Features: DVD When acclaimed documentary filmmaker D.A. Pennebaker (Monterey Pop, The War Room) filmed Bob Dylan during a three week concert tour of England in the Spring of 1965, he had no idea he was about to create one of the most intimate profiles of the musician ever put on film. Wanting to make more than just a concert film, Pennebaker sought both the public and private Bob Dylan. With unobtrusive equipment and rare access to the performer, he achieved a fly-on-the-wall glimpse of one of music's most influential figures. Hailed as one of the best documentaries about a performing artist ever created, Don't Look Back is more than a view of an extraordinary concert tour -- Bob Dylan's last as a solo acoustic performer. It's "a portrait of the young Dylan tearing the pop world apart!" (S.F. Examiner) "Portrait of the young Dylan tearing the pop world apart!" Mikal Gilmore, L.A. Herald Examiner "An endless fascinating film.

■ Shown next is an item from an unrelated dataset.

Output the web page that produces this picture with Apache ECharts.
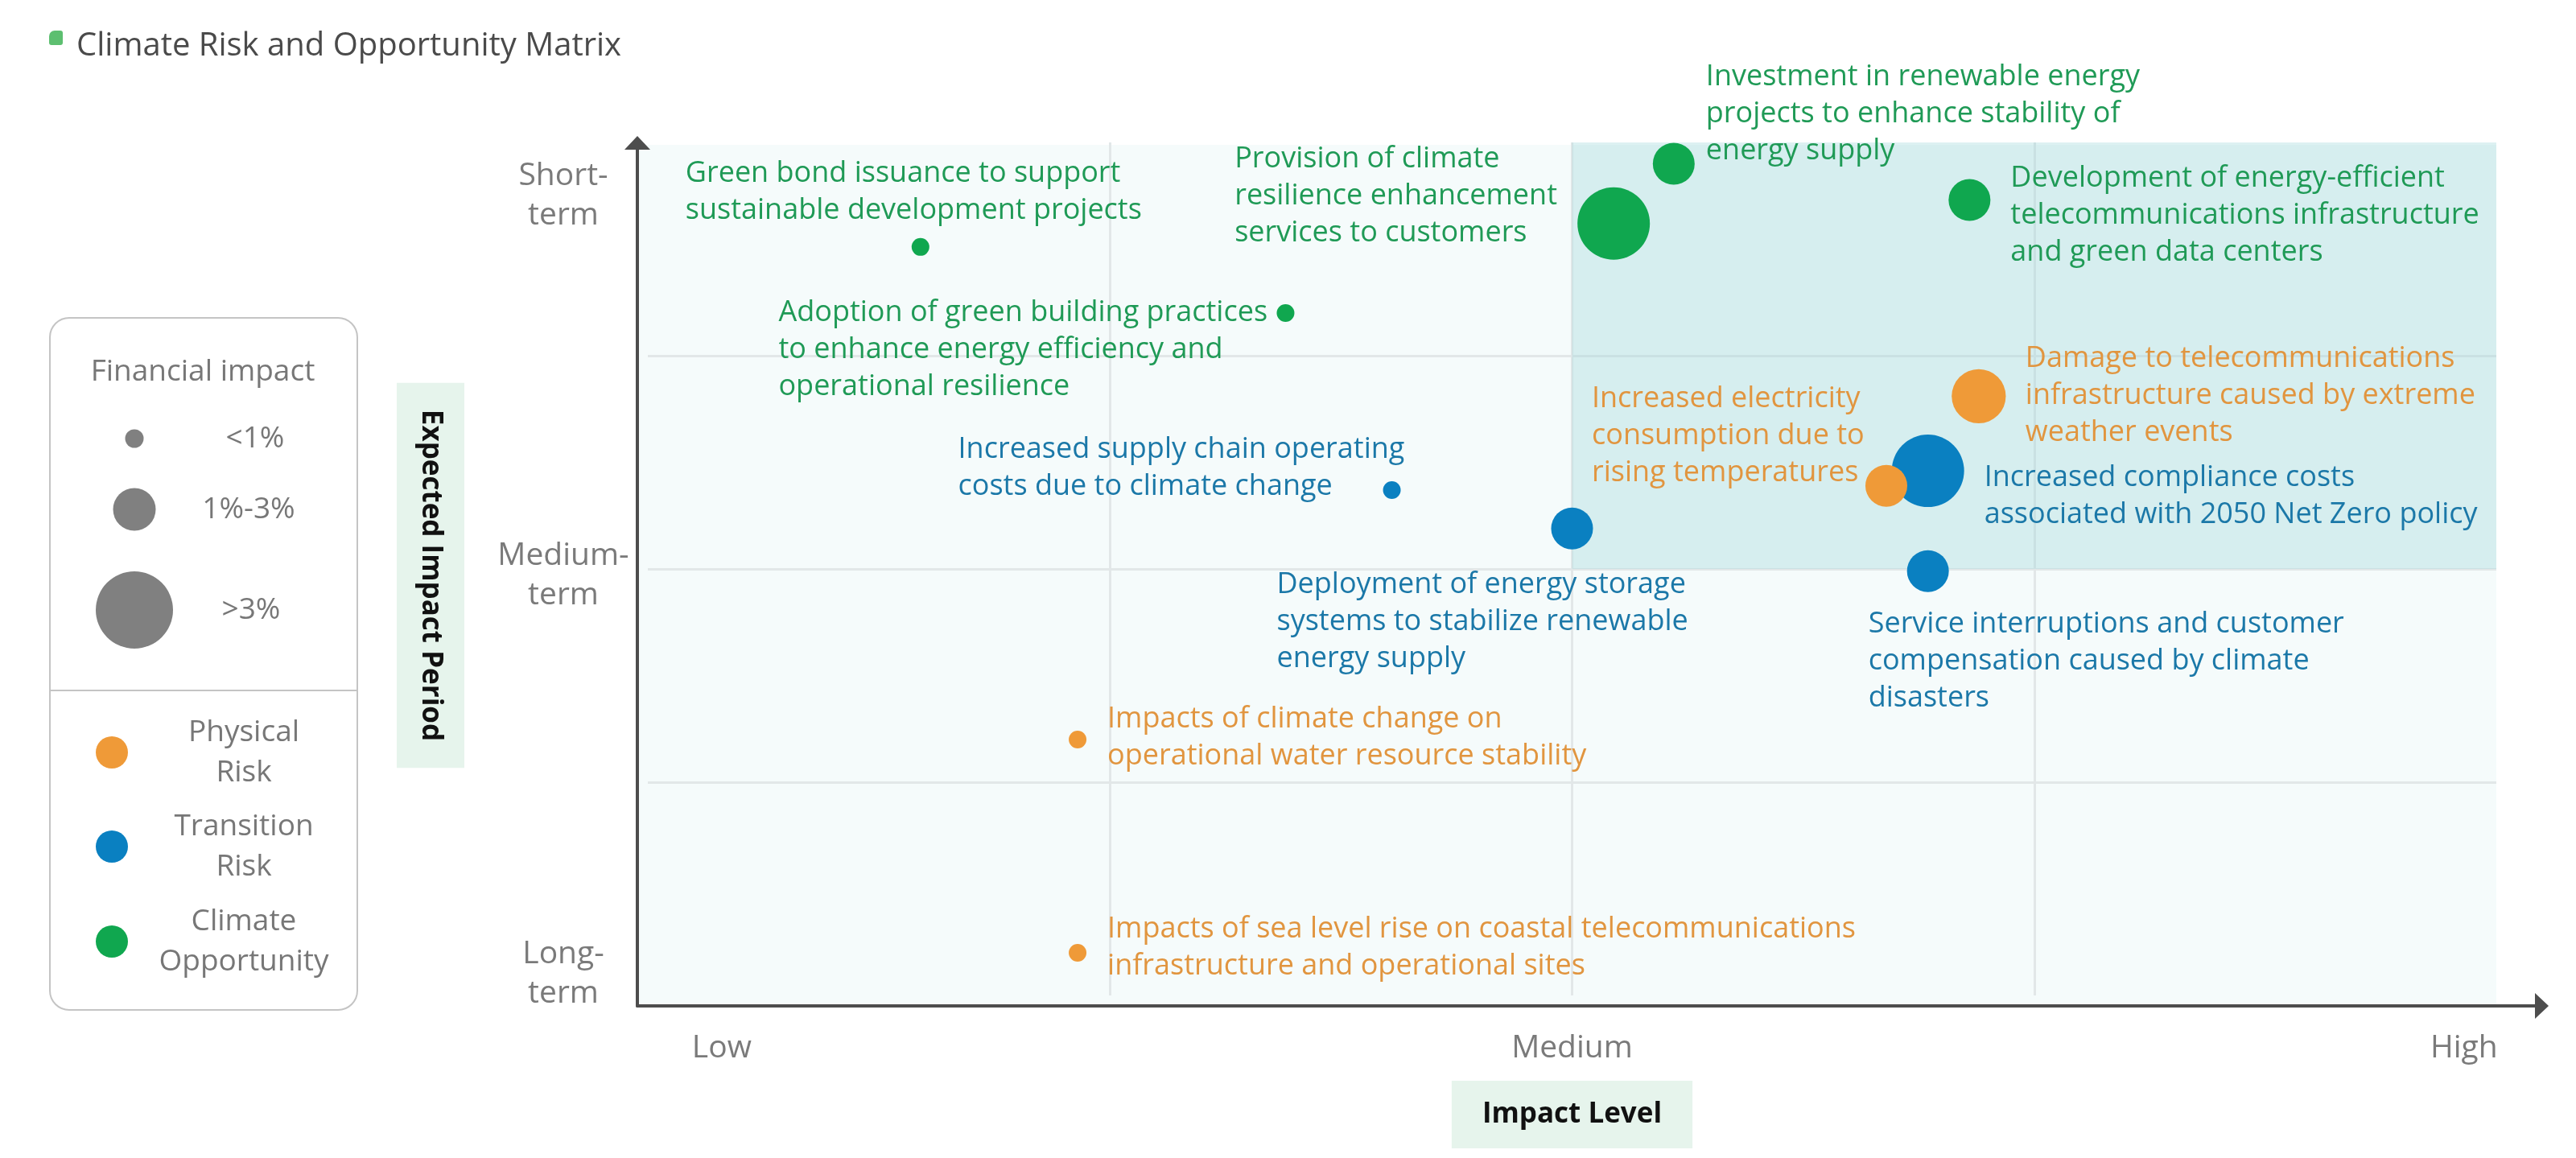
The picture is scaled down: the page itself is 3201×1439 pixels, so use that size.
<!DOCTYPE html>
<html>
<head>
<meta charset="utf-8">
<title>Climate Risk and Opportunity Matrix</title>
<script src="https://cdn.jsdelivr.net/npm/echarts@6/dist/echarts.min.js"></script>
<style>
  html, body { margin: 0; padding: 0; background: #fff; }
  #chart { width: 3201px; height: 1439px; }
</style>
</head>
<body>
<div id="chart"></div>
<script>
// each item: [label, impact level (x), impact period (y), financial impact %]
const physicalRisk = [
  ['Damage to telecommunications\ninfrastructure caused by extreme\nweather events', 2.88, 2.81, 2.8],
  ['Increased electricity\nconsumption due to\nrising temperatures', 2.68, 2.39, 2],
  ['Impacts of climate change on\noperational water resource stability', 0.93, 1.2, 0.5],
  ['Impacts of sea level rise on coastal telecommunications\ninfrastructure and operational sites', 0.93, 0.2, 0.5]
];
const transitionRisk = [
  ['Increased compliance costs\nassociated with 2050 Net Zero policy', 2.77, 2.46, 4],
  ['Increased supply chain operating\ncosts due to climate change', 1.61, 2.37, 0.5],
  ['Deployment of energy storage\nsystems to stabilize renewable\nenergy supply', 2.0, 2.19, 2],
  ['Service interruptions and customer\ncompensation caused by climate\ndisasters', 2.77, 1.99, 2]
];
const climateOpportunity = [
  ['Green bond issuance to support\nsustainable development projects', 0.59, 3.51, 0.5],
  ['Adoption of green building practices\nto enhance energy efficiency and\noperational resilience', 1.38, 3.2, 0.5],
  ['Provision of climate\nresilience enhancement\nservices to customers', 2.09, 3.62, 4],
  ['Investment in renewable energy\nprojects to enhance stability of\nenergy supply', 2.22, 3.9, 2],
  ['Development of energy-efficient\ntelecommunications infrastructure\nand green data centers', 2.86, 3.73, 2]
];

const xTickLabels = ['Low', 'Medium', 'High'];
const xTickValues = [0.16, 2, 3.93];
const yTickLabels = ['Long-\nterm', 'Medium-\nterm', 'Short-\nterm'];
const yTickValues = [0.1, 1.97, 3.75];
const sizeClasses = ['<1%', '1%-3%', '>3%'];
const categories = ['Physical\nRisk', 'Transition\nRisk', 'Climate\nOpportunity'];

// label placement (px from the bubble centre), same order as the items
const physicalLabelOffset = [[58, -1], [-366, -62], [37, -2], [37, -6]];
const transitionLabelOffset = [[70, 32], [-539, -27], [-367, 116], [-74, 112]];
const opportunityLabelOffset = [[-292, -68], [-630, 46], [-471, -34], [40, -62], [51, 19]];

const FONT = '"Open Sans", "Noto Sans", sans-serif';
const colors = {
  physical: { dot: '#ef9a38', text: '#e1953f' },
  transition: { dot: '#0a80c1', text: '#1b78a8' },
  opportunity: { dot: '#10a74f', text: '#1f9a56' }
};

// financial impact % -> bubble diameter
const sizeStops = [[0.5, 22], [2, 52], [4, 90]];
function sizeOf(f) {
  if (f <= sizeStops[0][0]) return sizeStops[0][1];
  for (let i = 1; i < sizeStops.length; i++) {
    const a = sizeStops[i - 1], b = sizeStops[i];
    if (f <= b[0]) return a[1] + (f - a[0]) / (b[0] - a[0]) * (b[1] - a[1]);
  }
  return sizeStops[sizeStops.length - 1][1];
}

function makeSeries(name, c, items, offsets, extra) {
  return Object.assign({
    type: 'scatter',
    name: name,
    xAxisIndex: 1,
    yAxisIndex: 1,
    symbolSize: v => sizeOf(v[2]),
    itemStyle: { color: c.dot, opacity: 1 },
    label: {
      show: true,
      position: 'inside',
      formatter: '{b}',
      color: c.text,
      fontFamily: FONT,
      fontSize: 36,
      lineHeight: 46,
      align: 'left',
      verticalAlign: 'middle',
      textBorderWidth: 0
    },
    emphasis: { disabled: true },
    data: items.map((d, i) => ({
      name: d[0],
      value: [d[1], d[2], d[3]],
      label: { offset: offsets[i] }
    }))
  }, extra || {});
}

const chart = echarts.init(document.getElementById('chart'));

// legend drawn as graphic elements
const legendGraphic = [
  { type: 'rect', left: 61, top: 38, shape: { width: 17, height: 18, r: [7, 3, 3, 3] }, style: { fill: '#5dbf70' } },
  { type: 'rect', left: 61, top: 394, shape: { width: 382, height: 860, r: 24 }, style: { fill: '#fff', stroke: '#c4c4c4', lineWidth: 2 } },
  { type: 'line', shape: { x1: 61, y1: 858, x2: 443, y2: 858 }, style: { stroke: '#c4c4c4', lineWidth: 2 } },
  { type: 'text', x: 252, y: 462, style: { text: 'Financial impact', fontFamily: FONT, fontSize: 37, fill: '#777', align: 'center', verticalAlign: 'middle' } }
];
const legendSizeR = [11.5, 26.5, 48];
const legendSizeY = [545, 633, 758];
const legendSizeTextX = [317, 309, 312];
sizeClasses.forEach((t, i) => {
  legendGraphic.push({ type: 'circle', shape: { cx: 167, cy: legendSizeY[i], r: legendSizeR[i] }, style: { fill: '#808080' } });
  legendGraphic.push({ type: 'text', x: legendSizeTextX[i], y: legendSizeY[i], style: { text: t, fontFamily: FONT, fontSize: 37, fill: '#777', align: 'center', verticalAlign: 'middle' } });
});
const legendCatY = [935, 1052, 1170];
const legendCatColor = [colors.physical.dot, colors.transition.dot, colors.opportunity.dot];
categories.forEach((t, i) => {
  legendGraphic.push({ type: 'circle', shape: { cx: 139, cy: legendCatY[i], r: 20 }, style: { fill: legendCatColor[i] } });
  legendGraphic.push({ type: 'text', x: 303, y: legendCatY[i], style: { text: t, fontFamily: FONT, fontSize: 37, lineHeight: 50, fill: '#777', align: 'center', verticalAlign: 'middle' } });
});

const nameBox = {
  fontFamily: FONT,
  fontWeight: 'bold',
  fontSize: 35,
  lineHeight: 38,
  color: '#111',
  backgroundColor: '#e6f4ec',
  align: 'center',
  verticalAlign: 'middle'
};

chart.setOption({
  animation: false,
  backgroundColor: '#fff',
  title: {
    text: 'Climate Risk and Opportunity Matrix',
    left: 95,
    top: 34,
    padding: 0,
    textStyle: { fontFamily: FONT, fontSize: 40, fontWeight: 'normal', color: '#4a4a4a', lineHeight: 48 }
  },
  graphic: legendGraphic,
  grid: [
    // plot background
    { left: 792, right: 99, top: 180, bottom: 189, show: true, backgroundColor: '#f5fbfb', borderWidth: 0, z: -1 },
    // data area
    { left: 805, right: 99, top: 177, bottom: 202 },
    // axis lines with arrows
    { left: 792, right: 42.5, top: 177.5, bottom: 189 }
  ],
  xAxis: [
    { gridIndex: 0, type: 'value', min: 0, max: 1, show: false },
    {
      gridIndex: 1, type: 'value', min: 0, max: 4, interval: 1,
      axisLine: { show: false }, axisTick: { show: false },
      splitLine: { show: true, showMinLine: false, showMaxLine: false, lineStyle: { color: '#e2e7e8', width: 3 } },
      axisLabel: {
        customValues: xTickValues,
        formatter: v => xTickLabels[xTickValues.indexOf(v)],
        margin: 66, verticalAlign: 'middle',
        color: '#7a7a7a', fontFamily: FONT, fontSize: 39
      },
      name: 'Impact Level', nameLocation: 'middle', nameGap: 148,
      nameTextStyle: Object.assign({ padding: [23, 38] }, nameBox)
    },
    {
      gridIndex: 2, type: 'value', min: 0, max: 1,
      axisLine: { show: true, onZero: false, symbol: ['none', 'triangle'], symbolSize: [32, 17], lineStyle: { color: '#4d4d4d', width: 4 } },
      axisTick: { show: false }, axisLabel: { show: false }, splitLine: { show: false }
    }
  ],
  yAxis: [
    {
      // carries the axis title, centred on the full plot height
      gridIndex: 0, type: 'value', min: 0, max: 1,
      axisLine: { show: false }, axisTick: { show: false }, axisLabel: { show: false }, splitLine: { show: false },
      name: 'Expected Impact Period', nameLocation: 'middle', nameGap: 257, nameRotate: -90,
      nameTextStyle: Object.assign({ padding: [23, 33] }, nameBox)
    },
    {
      gridIndex: 1, type: 'value', min: 0, max: 4, interval: 1,
      axisLine: { show: false }, axisTick: { show: false },
      splitLine: { show: true, showMinLine: false, showMaxLine: false, lineStyle: { color: '#e2e7e8', width: 3 } },
      axisLabel: {
        customValues: yTickValues,
        formatter: v => yTickLabels[yTickValues.indexOf(v)],
        margin: 105, align: 'center',
        color: '#7a7a7a', fontFamily: FONT, fontSize: 39, lineHeight: 49
      }
    },
    {
      gridIndex: 2, type: 'value', min: 0, max: 1,
      axisLine: { show: true, onZero: false, symbol: ['none', 'triangle'], symbolSize: [32, 17], lineStyle: { color: '#4d4d4d', width: 4 } },
      axisTick: { show: false }, axisLabel: { show: false }, splitLine: { show: false }
    }
  ],
  series: [
    makeSeries('Transition Risk', colors.transition, transitionRisk, transitionLabelOffset, {
      markArea: {
        silent: true,
        itemStyle: { color: 'rgba(162,217,220,0.36)' },
        label: { show: false },
        data: [[{ xAxis: 2, yAxis: 2 }, { xAxis: 4, yAxis: 4 }]]
      }
    }),
    makeSeries('Physical Risk', colors.physical, physicalRisk, physicalLabelOffset),
    makeSeries('Climate Opportunity', colors.opportunity, climateOpportunity, opportunityLabelOffset)
  ]
});
</script>
</body>
</html>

Don't Look Back is really about fame and how it menaces art, about the press and how it categorizes an original like Dylan." Newsweek
 Editor's Note
 A raucous and intimate road movie of Bob Dylan's 1965 tour of England, DON'T LOOK BACK may be the most influential rock star documentary of all time. D.A. Pennebaker's trademark cinema verité approach, with its comprehensive perspective, captures the paradoxical Dylan in alternating moments of confrontational belligerence and contemplative repose, all within the framework of the pop culture hurricane of one of the most publicized concert tours of the mid-1960s. Mobbed by frenzied fans and stalked by confounded journalists and music critics unable to penetrate his carefully evasive yet antagonistic persona, Dylan takes refuge with Joan Baez, his folk contemporary, and Albert Grossman, his juggernaut manager. As the tour progresses, a pattern emerges from Dylan's modes of expression, offering a glimpse of what would come to be a constant in his career: his perpetual redefinition of himself. Displaying the enigmatic performer's roles as both folk artist heir apparent to the Woody Guthrie throne and electric guitar rock pioneer who turned the Beatles on to pot, DON'T LOOK BACK preserves not only Dylan's musical genius but his inimitable, vital, and profound defiance of definition.
 Plot Summary
 The rock and roll documentary that launched a thousand imitations, D.A. Pennebaker's loose shooting style and focused interviewing paved the way for films of this nature; it details Dylan's celebrated 1965 tour of England and features appearances by Joan Baez and Dylan's manager Albert Grossman. The film also includes one-of-a-kind performances of "The Times, They Are a Changin'," "It's All Over Now, Baby Blue," and "Subterranean Homesick Blues."